As powerful as MPD is, the significant costs and manpower requirements of a full MPD deployment have meant it was usually only economical in high-producing environments, Keith said. Oversimplified onshore MPD versions that gained some traction around 2014 “often led to compromises in both technical capability and operational safety,” Keith said.

In 2020, Patterson-UTI devised a way to use advancing technology to improve performance and reduce required manpower, allowing it to perform better and at a lower cost than previous systems. These updates would make it as powerful on land as it had been offshore, he noted.

Most MPD systems are completely standalone, limiting their potential benefits. Patterson-UTI created greater efficiency by integrating fit-for-purpose MPD equipment into its Tier 1 Super Spec AC land rigs.

“We integrated not only the hardware to the rig, but also the controls,” Keith said.

To further streamline the operation, the company installed an electrically actuated choke manifold on the rig floor, among other hardware updates.

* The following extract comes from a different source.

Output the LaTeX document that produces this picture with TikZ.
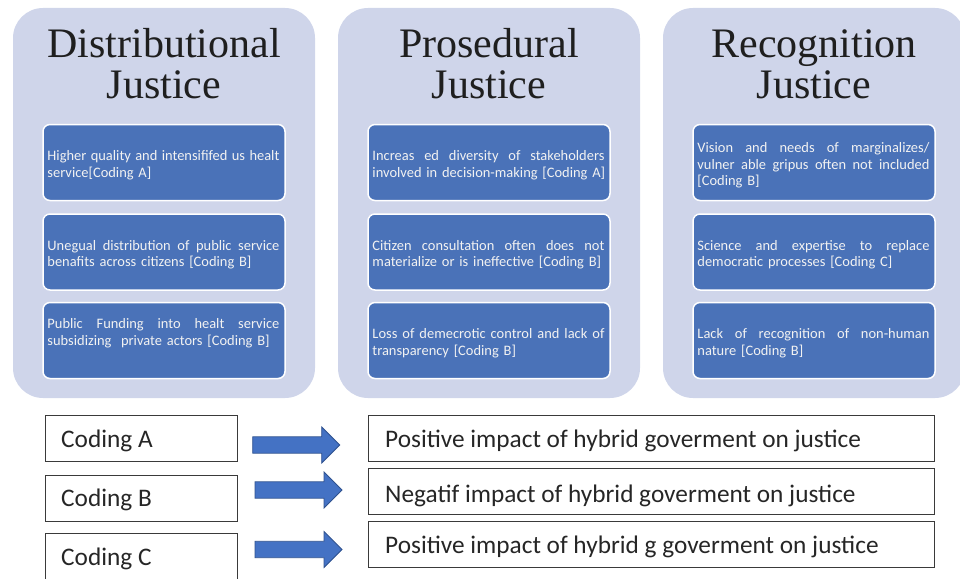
\documentclass[tikz,border=0pt]{standalone}
\usepackage{fontspec}
\setmainfont{Liberation Serif}
\newfontfamily\bodyfont{Carlito}
\definecolor{panelfill}{HTML}{CFD5EA}
\definecolor{itemfill}{HTML}{4A72B8}
\definecolor{arrowfill}{HTML}{4472C4}
\definecolor{arrowline}{HTML}{2F528F}
\definecolor{framegray}{HTML}{3A3A3A}
% a fully justified line inside an item text (ragged alignment fixes the
% interword space, so restore the font's stretchable space first)
\newcommand\jline[1]{\makebox[232pt][s]{\spaceskip=0pt\xspaceskip=0pt #1}}

\begin{document}
\begin{tikzpicture}[x=1pt,y=-1pt,
  panel/.style={fill=panelfill, rounded corners=30pt, minimum width=302pt,
    minimum height=390pt, inner sep=0},
  title/.style={anchor=base, inner sep=0, text=black!88,
    font=\fontsize{42}{42}\selectfont},
  item/.style={fill=itemfill, draw=white, line width=1.5pt, rounded corners=7pt,
    minimum width=242pt, minimum height=76pt, inner sep=0},
  itemtext/.style={anchor=north west, inner sep=0, text width=236pt, align=left,
    text=white!95!black, font=\bodyfont\fontsize{14.45}{16.5}\selectfont},
  codebox/.style={draw=framegray, line width=1pt, minimum width=192pt,
    minimum height=46pt, inner sep=0},
  impactbox/.style={draw=framegray, line width=1pt, minimum width=566pt,
    minimum height=46pt, inner sep=0},
  bigtext/.style={anchor=base west, inner sep=0, text=black!85,
    font=\bodyfont\fontsize{25.3}{30}\selectfont},
  blockarrow/.pic={\draw[fill=arrowfill, draw=arrowline, line width=0.8pt, line join=miter]
    (0,-8.2) -- (69,-8.2) -- (69,-18) -- (87,0) -- (69,18) -- (69,8.2) -- (0,8.2) -- cycle;}
]
\useasboundingbox (0,0) rectangle (960,578);
\clip (0,0) rectangle (960,578);

% ---------- three justice panels ----------
\node[panel] (p1) at (164,203) {};
\node[panel] (p2) at (489,203) {};
\node[panel] (p3) at (814,203) {};

\node[title] (t1a) at (164,57) {Distributional};
\node[title] (t1b) at (164,98) {Justice};
\node[title] (t2a) at (489,57) {Prosedural};
\node[title] (t2b) at (489,98) {Justice};
\node[title] (t3a) at (814,57) {Recognition};
\node[title] (t3b) at (814,98) {Justice};

% ---------- items of the distributional panel ----------
\node[item] (b11) at (164,162.5) {};
\node[item] (b12) at (164,252) {};
\node[item] (b13) at (164,340.5) {};
\node[itemtext] (x11) at ([xshift=5pt,yshift=-25pt]b11.north west)
  {\jline{\strut Higher quality and intensififed us healt}\\ service[Coding A]};
\node[itemtext] (x12) at ([xshift=5pt,yshift=-25pt]b12.north west)
  {\jline{\strut Unegual distribution of public service}\\ benafits across citizens [Coding B]};
\node[itemtext] (x13) at ([xshift=5pt,yshift=-15pt]b13.north west)
  {\jline{\strut Public Funding into healt service}\\ subsidizing\ \ private actors [Coding B]};

% ---------- items of the procedural panel ----------
\node[item] (b21) at (489,162.5) {};
\node[item] (b22) at (489,252) {};
\node[item] (b23) at (489,340.5) {};
\node[itemtext] (x21) at ([xshift=5pt,yshift=-25pt]b21.north west)
  {\jline{\strut Increas ed diversity of stakeholders}\\ involved in decision-making [Coding A]};
\node[itemtext] (x22) at ([xshift=5pt,yshift=-25pt]b22.north west)
  {\jline{\strut Citizen consultation often does not}\\ materialize or is ineffective [Coding B]};
\node[itemtext] (x23) at ([xshift=5pt,yshift=-25pt]b23.north west)
  {\jline{\strut Loss of demecrotic control and lack of}\\ transparency [Coding B]};

% ---------- items of the recognition panel ----------
\node[item] (b31) at (814,162.5) {};
\node[item] (b32) at (814,252) {};
\node[item] (b33) at (814,340.5) {};
\node[itemtext] (x31) at ([xshift=5pt,yshift=-17pt]b31.north west)
  {\jline{\strut Vision and needs of marginalizes/}\\
   \jline{vulner able gripus often not included}\\{}[Coding B]};
\node[itemtext] (x32) at ([xshift=5pt,yshift=-25pt]b32.north west)
  {\jline{\strut Science and expertise to replace}\\ democratic processes [Coding C]};
\node[itemtext] (x33) at ([xshift=5pt,yshift=-25pt]b33.north west)
  {\jline{\strut Lack of recognition of non-human}\\ nature [Coding B]};

% ---------- coding legend ----------
\node[codebox] (c1) at (141,438) {};
\node[codebox] (c2) at (141,498) {};
\node[codebox, minimum height=70pt] (c3) at (141,568) {};
\node[bigtext] (ct1) at (61,447.7) {Coding A};
\node[bigtext] (ct2) at (61,506.7) {Coding B};
\node[bigtext] (ct3) at (61,565) {Coding C};

\pic (a1) at (252.7,445) {blockarrow};
\pic (a2) at (255,490) {blockarrow};
\pic (a3) at (255,549.5) {blockarrow};

\node[impactbox] (i1) at (651,438) {};
\node[impactbox] (i2) at (651,491) {};
\node[impactbox] (i3) at (651,544) {};
\node[bigtext] (it1) at (385,447) {Positive impact of hybrid goverment on justice};
\node[bigtext] (it2) at (385,502) {Negatif impact of hybrid goverment on justice};
\node[bigtext] (it3) at (385,553) {Positive impact of hybrid g goverment on justice};
\end{tikzpicture}
\end{document}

“Because our system is on the rig floor, the rig can pad-drill without having to rig anything down and up between wells, saving a lot of time” on a rig that costs thousands of dollars per day, Keith said. It also improves safety by cutting back on the need to rig up, he added.

New Bit Fills Need for Drilling Speed, While Tool Brings MPD Onshore
(Source: Patterson-UTI)

Integrating the controls with this proprietary system streamlines data connections. Rather than the driller operating the MPD system with a separate control panel, or human-machine interface (HMI), Keith said, “we’ve integrated it into the existing drilling HMI.” This has made it user-friendly for the driller and has eliminated the need for outside personnel to operate the system.

That integration also allows the rig’s own automation system to read and respond to the MPD status, Keith said. For example, for a separate MPD system to know and respond to the mud pumps’ stroke rates, that information must be separately collected by the MPD system. Patterson-UTI’s version, known as the CORTEX Regulator, “knows the RPM of the VFD (variable frequency drive) of the mud pumps,” he said.

By comparing that to the pumps’ set point as created by the driller, the CORTEX Regulator system can make proactive choke adjustments for greater pressure control, and automate the pumps for MPD connections.

“That has made a big difference in the performance of the MPD system,” Keith said.

NOV’s Pegasus rollout is coming soon, and Patterson-UTI began field operations with CORTEX in late 2022. While both could be considered incremental rather than revolutionary, they are important steps forward.